A MATLAB implementation for computing spectral measures of self-adjoint operators [1] written by Matt Colbrook and Andrew Horning. The code supports

(1) Differential operators on the real line, with variable coefficients,

(2) Integral operators on [-1,1], with smooth kernels,

(3) Infinite matrices, with finite bandwidth or rapid off-diagonal decay [2].

(4) General function handles for computing the resolvent and inner products.

See Example_*.m files for several examples that appear in [1]. SpecSolve functions diffMeas(), intMeas(), and rseMeas() make use of the Chebfun software package for computing with functions, available for download at https://www.chebfun.org/.

Computes a smoothed approximation to the spectral measure of an ordinary, linear differential operator L acting on functions on the real line. L has the form L = a_0 + a_1 D_1 + ... + a_p D_p where D_k is the kth derivative operator and a_k=a_k(x) is a smooth variable coefficient.

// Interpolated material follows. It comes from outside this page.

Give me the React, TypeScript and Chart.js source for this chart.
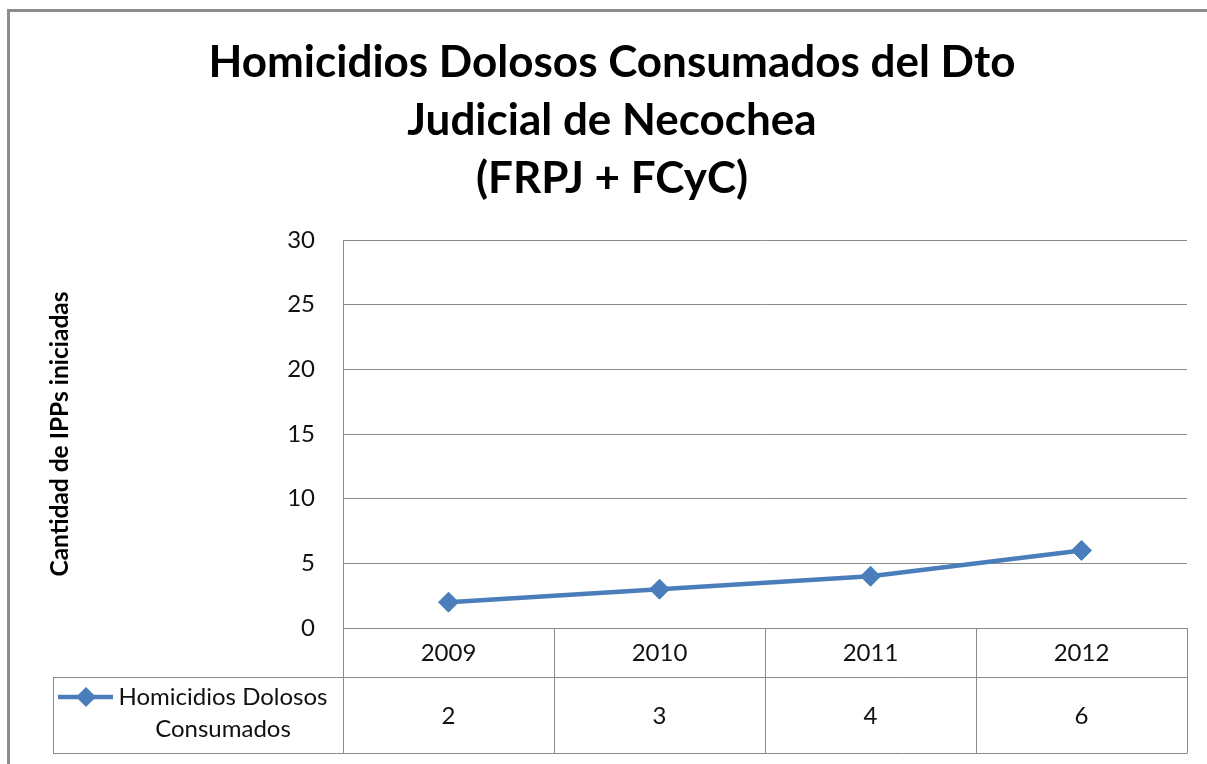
import React, { useEffect, useRef } from 'react';
import { Chart, registerables } from 'chart.js';

Chart.register(...registerables);

const categories = ['2009', '2010', '2011', '2012'];
const seriesLabel = ['Homicidios Dolosos', 'Consumados'];
const values = [2, 3, 4, 6];
const yMin = 0;
const yMax = 30;
const yStep = 5;
const titleLines = ['Homicidios Dolosos Consumados del Dto', 'Judicial de Necochea', '(FRPJ + FCyC)'];
const yTitle = 'Cantidad de IPPs iniciadas';

const FONT = 'Lato';
const BLUE = '#4A7EBB';
const GRID = '#8A8A8A';
const TEXT = '#111111';

const W = 1207;
const H = 764;

const tablePlugin = {
  id: 'dataTable',
  beforeDraw(chart: any) {
    const ctx = chart.ctx;
    ctx.save();
    ctx.fillStyle = '#ffffff';
    ctx.fillRect(0, 0, chart.width, chart.height);
    ctx.strokeStyle = '#8c8c8c';
    ctx.lineWidth = 3;
    ctx.strokeRect(8.5, 10.5, 1400, 1000);
    ctx.restore();
  },
  afterDraw(chart: any) {
    const ctx = chart.ctx;
    const area = chart.chartArea;
    const x = chart.scales.x;
    const top = area.bottom;
    const headerBottom = top + 49;
    const bottom = headerBottom + 76;
    const tableLeft = 53;
    const n = categories.length;
    const step = (area.right - area.left) / n;
    ctx.save();
    ctx.strokeStyle = GRID;
    ctx.lineWidth = 1;
    ctx.beginPath();
    ctx.moveTo(tableLeft, Math.round(headerBottom) + 0.5);
    ctx.lineTo(area.right, Math.round(headerBottom) + 0.5);
    ctx.moveTo(tableLeft, Math.round(bottom) + 0.5);
    ctx.lineTo(area.right, Math.round(bottom) + 0.5);
    for (let i = 0; i <= n; i++) {
      const vx = Math.round(area.left + i * step) + 0.5;
      ctx.moveTo(vx, top);
      ctx.lineTo(vx, bottom + 0.5);
    }
    ctx.moveTo(tableLeft + 0.5, headerBottom);
    ctx.lineTo(tableLeft + 0.5, bottom + 0.5);
    ctx.stroke();

    ctx.fillStyle = TEXT;
    ctx.font = `24px ${FONT}`;
    ctx.textAlign = 'center';
    ctx.textBaseline = 'middle';
    categories.forEach((c, i) => {
      const cx = x.getPixelForValue(i);
      ctx.fillText(c, cx, (top + headerBottom) / 2 + 1);
      ctx.fillText(String(values[i]), cx, (headerBottom + bottom) / 2 + 1);
    });

    const ly = headerBottom + 20;
    ctx.strokeStyle = BLUE;
    ctx.lineWidth = 4.5;
    ctx.beginPath();
    ctx.moveTo(58, ly);
    ctx.lineTo(113, ly);
    ctx.stroke();
    ctx.fillStyle = BLUE;
    ctx.beginPath();
    const dx = 86;
    const r = 10;
    ctx.moveTo(dx, ly - r);
    ctx.lineTo(dx + r, ly);
    ctx.lineTo(dx, ly + r);
    ctx.lineTo(dx - r, ly);
    ctx.closePath();
    ctx.fill();
    ctx.fillStyle = TEXT;
    ctx.fillText(seriesLabel[0], 223, ly);
    ctx.fillText(seriesLabel[1], 223, ly + 32);
    ctx.restore();
  },
};

export default function App() {
  const ref = useRef<HTMLCanvasElement | null>(null);
  useEffect(() => {
    if (!ref.current) return;
    Chart.defaults.font.family = FONT;
    const chart = new Chart(ref.current, {
      type: 'line',
      data: {
        labels: categories,
        datasets: [
          {
            label: seriesLabel.join(' '),
            data: values,
            borderColor: BLUE,
            backgroundColor: BLUE,
            borderWidth: 4.5,
            pointStyle: 'rectRot',
            pointRadius: 10,
            pointBackgroundColor: BLUE,
            pointBorderColor: BLUE,
            pointBorderWidth: 1,
            tension: 0,
            clip: false as any,
          },
        ],
      },
      options: {
        animation: false,
        responsive: false,
        events: [],
        layout: { padding: { left: 37, right: 20, top: 0, bottom: 0 } },
        plugins: {
          legend: { display: false },
          tooltip: { enabled: false },
          title: {
            display: true,
            text: titleLines,
            color: '#000000',
            font: { family: FONT, size: 44, weight: 'bold', lineHeight: 58 / 44 },
            padding: { top: 34, bottom: 32 },
          },
        },
        scales: {
          x: {
            type: 'category',
            offset: true,
            grid: { display: false },
            border: { display: false },
            ticks: { display: false },
            afterFit: (scale: any) => {
              scale.height = H - 628;
            },
          },
          y: {
            min: yMin,
            max: yMax,
            ticks: {
              stepSize: yStep,
              color: TEXT,
              padding: 28,
              font: { family: FONT, size: 24 },
            },
            grid: { color: GRID, lineWidth: 1, drawTicks: false },
            border: { display: true, color: GRID, width: 1 },
            title: {
              display: true,
              text: yTitle,
              color: '#000000',
              font: { family: FONT, size: 24.5, weight: 'bold', lineHeight: 1.2 },
              padding: { top: 8, bottom: 0 },
            },
            afterFit: (scale: any) => {
              scale.width = 343 - 37;
            },
          },
        },
      },
      plugins: [tablePlugin],
    });
    return () => chart.destroy();
  }, []);
  return (
    <div style={{ position: 'absolute', left: 0, top: 0, width: W, height: H, overflow: 'hidden' }}>
      <canvas ref={ref} width={W} height={H} style={{ display: 'block' }} />
    </div>
  );
}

Computes a smoothed approximation to the spectral measure of a linear integral operator L acting on functions on [-1,1]. L has the form [Lu](x) = a(x)u(x) + \int K(x,y)u(y) dy where a(x) and K(x,y) are smooth functions on [-1,1] and [-1,1]^2, respectively.

Computes a smoothed approximation to the spectral measure of a lattice operator A acting on square summable sequences.

Computes a smoothed approximation to the spectral measure of radial Schrodinger operators. See Example_radialSchrodinger.m for a worked example.

Computes a smoothed approximation to the spectral measure given function handles for the resolvent and inner products.

[1] M. J. Colbrook, A. Horning, and A. Townsend. "Computing spectral measures of self-adjoint operators." arXiv preprint arXiv:2006.01766v1, 2020.

[2] M. J. Colbrook. "Computing spectral measures and spectral types." arXiv preprint arXiv:1908.06721v2, 2019.